> **TO DO**: Reproduce the listing below in full and without alteration, apart from its pictures.

> **DATASET CONTENT**:
-- -- --
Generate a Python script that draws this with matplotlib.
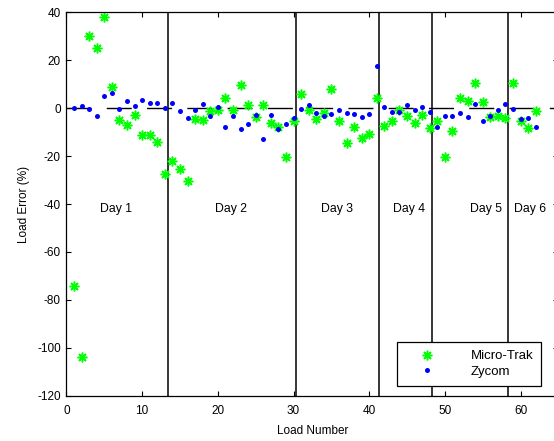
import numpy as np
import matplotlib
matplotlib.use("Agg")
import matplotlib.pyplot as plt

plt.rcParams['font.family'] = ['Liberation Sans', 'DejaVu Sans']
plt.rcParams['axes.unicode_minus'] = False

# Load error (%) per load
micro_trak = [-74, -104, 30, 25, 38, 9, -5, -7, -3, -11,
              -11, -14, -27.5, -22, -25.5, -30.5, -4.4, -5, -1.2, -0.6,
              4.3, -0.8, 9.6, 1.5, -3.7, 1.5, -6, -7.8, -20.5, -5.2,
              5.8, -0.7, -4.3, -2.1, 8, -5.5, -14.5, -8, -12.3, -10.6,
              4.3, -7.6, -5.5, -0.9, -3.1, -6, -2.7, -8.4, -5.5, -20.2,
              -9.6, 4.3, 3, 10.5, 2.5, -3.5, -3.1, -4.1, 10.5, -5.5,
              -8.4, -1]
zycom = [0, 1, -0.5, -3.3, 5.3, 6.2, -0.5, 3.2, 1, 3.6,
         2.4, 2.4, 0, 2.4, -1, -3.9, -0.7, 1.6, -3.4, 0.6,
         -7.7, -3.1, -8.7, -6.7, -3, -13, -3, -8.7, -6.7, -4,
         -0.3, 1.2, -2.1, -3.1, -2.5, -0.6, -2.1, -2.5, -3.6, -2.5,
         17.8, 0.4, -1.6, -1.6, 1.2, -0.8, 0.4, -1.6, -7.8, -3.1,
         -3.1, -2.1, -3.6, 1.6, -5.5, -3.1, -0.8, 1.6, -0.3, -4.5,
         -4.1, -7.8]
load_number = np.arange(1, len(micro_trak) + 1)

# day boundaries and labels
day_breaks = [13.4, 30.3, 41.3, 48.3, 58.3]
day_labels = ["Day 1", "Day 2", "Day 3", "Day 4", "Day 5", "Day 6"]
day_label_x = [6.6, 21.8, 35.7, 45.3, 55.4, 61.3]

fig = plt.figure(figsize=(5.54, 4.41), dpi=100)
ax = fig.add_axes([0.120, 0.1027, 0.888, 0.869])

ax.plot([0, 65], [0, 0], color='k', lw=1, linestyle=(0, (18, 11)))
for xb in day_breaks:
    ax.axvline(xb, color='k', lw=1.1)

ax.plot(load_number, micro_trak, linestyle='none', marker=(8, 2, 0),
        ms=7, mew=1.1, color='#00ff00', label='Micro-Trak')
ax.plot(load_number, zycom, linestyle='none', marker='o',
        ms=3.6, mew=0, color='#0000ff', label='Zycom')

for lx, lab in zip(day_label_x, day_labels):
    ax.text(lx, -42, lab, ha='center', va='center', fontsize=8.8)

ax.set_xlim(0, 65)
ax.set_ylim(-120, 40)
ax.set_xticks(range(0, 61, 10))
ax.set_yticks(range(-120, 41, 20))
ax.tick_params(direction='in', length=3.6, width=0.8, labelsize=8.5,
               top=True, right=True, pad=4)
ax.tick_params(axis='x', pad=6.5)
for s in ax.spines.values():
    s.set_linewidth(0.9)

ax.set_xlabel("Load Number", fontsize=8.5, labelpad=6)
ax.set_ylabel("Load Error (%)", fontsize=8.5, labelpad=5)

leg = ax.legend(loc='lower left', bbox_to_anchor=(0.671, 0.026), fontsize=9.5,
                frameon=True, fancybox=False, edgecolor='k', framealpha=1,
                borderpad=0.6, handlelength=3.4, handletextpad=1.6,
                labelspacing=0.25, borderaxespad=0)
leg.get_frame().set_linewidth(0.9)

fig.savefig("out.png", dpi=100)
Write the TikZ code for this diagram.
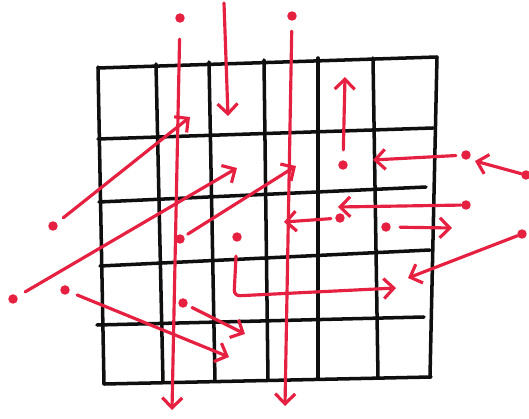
-- -- --
> **COMPLETED TASK**:
Generate a Python script that draws this with matplotlib.
import numpy as np
import matplotlib
matplotlib.use("Agg")
import matplotlib.pyplot as plt

plt.rcParams['font.family'] = ['Liberation Sans', 'DejaVu Sans']
plt.rcParams['axes.unicode_minus'] = False

# Load error (%) per load
micro_trak = [-74, -104, 30, 25, 38, 9, -5, -7, -3, -11,
              -11, -14, -27.5, -22, -25.5, -30.5, -4.4, -5, -1.2, -0.6,
              4.3, -0.8, 9.6, 1.5, -3.7, 1.5, -6, -7.8, -20.5, -5.2,
              5.8, -0.7, -4.3, -2.1, 8, -5.5, -14.5, -8, -12.3, -10.6,
              4.3, -7.6, -5.5, -0.9, -3.1, -6, -2.7, -8.4, -5.5, -20.2,
              -9.6, 4.3, 3, 10.5, 2.5, -3.5, -3.1, -4.1, 10.5, -5.5,
              -8.4, -1]
zycom = [0, 1, -0.5, -3.3, 5.3, 6.2, -0.5, 3.2, 1, 3.6,
         2.4, 2.4, 0, 2.4, -1, -3.9, -0.7, 1.6, -3.4, 0.6,
         -7.7, -3.1, -8.7, -6.7, -3, -13, -3, -8.7, -6.7, -4,
         -0.3, 1.2, -2.1, -3.1, -2.5, -0.6, -2.1, -2.5, -3.6, -2.5,
         17.8, 0.4, -1.6, -1.6, 1.2, -0.8, 0.4, -1.6, -7.8, -3.1,
         -3.1, -2.1, -3.6, 1.6, -5.5, -3.1, -0.8, 1.6, -0.3, -4.5,
         -4.1, -7.8]
load_number = np.arange(1, len(micro_trak) + 1)

# day boundaries and labels
day_breaks = [13.4, 30.3, 41.3, 48.3, 58.3]
day_labels = ["Day 1", "Day 2", "Day 3", "Day 4", "Day 5", "Day 6"]
day_label_x = [6.6, 21.8, 35.7, 45.3, 55.4, 61.3]

fig = plt.figure(figsize=(5.54, 4.41), dpi=100)
ax = fig.add_axes([0.120, 0.1027, 0.888, 0.869])

ax.plot([0, 65], [0, 0], color='k', lw=1, linestyle=(0, (18, 11)))
for xb in day_breaks:
    ax.axvline(xb, color='k', lw=1.1)

ax.plot(load_number, micro_trak, linestyle='none', marker=(8, 2, 0),
        ms=7, mew=1.1, color='#00ff00', label='Micro-Trak')
ax.plot(load_number, zycom, linestyle='none', marker='o',
        ms=3.6, mew=0, color='#0000ff', label='Zycom')

for lx, lab in zip(day_label_x, day_labels):
    ax.text(lx, -42, lab, ha='center', va='center', fontsize=8.8)

ax.set_xlim(0, 65)
ax.set_ylim(-120, 40)
ax.set_xticks(range(0, 61, 10))
ax.set_yticks(range(-120, 41, 20))
ax.tick_params(direction='in', length=3.6, width=0.8, labelsize=8.5,
               top=True, right=True, pad=4)
ax.tick_params(axis='x', pad=6.5)
for s in ax.spines.values():
    s.set_linewidth(0.9)

ax.set_xlabel("Load Number", fontsize=8.5, labelpad=6)
ax.set_ylabel("Load Error (%)", fontsize=8.5, labelpad=5)

leg = ax.legend(loc='lower left', bbox_to_anchor=(0.671, 0.026), fontsize=9.5,
                frameon=True, fancybox=False, edgecolor='k', framealpha=1,
                borderpad=0.6, handlelength=3.4, handletextpad=1.6,
                labelspacing=0.25, borderaxespad=0)
leg.get_frame().set_linewidth(0.9)

fig.savefig("out.png", dpi=100)
Write the TikZ code for this diagram.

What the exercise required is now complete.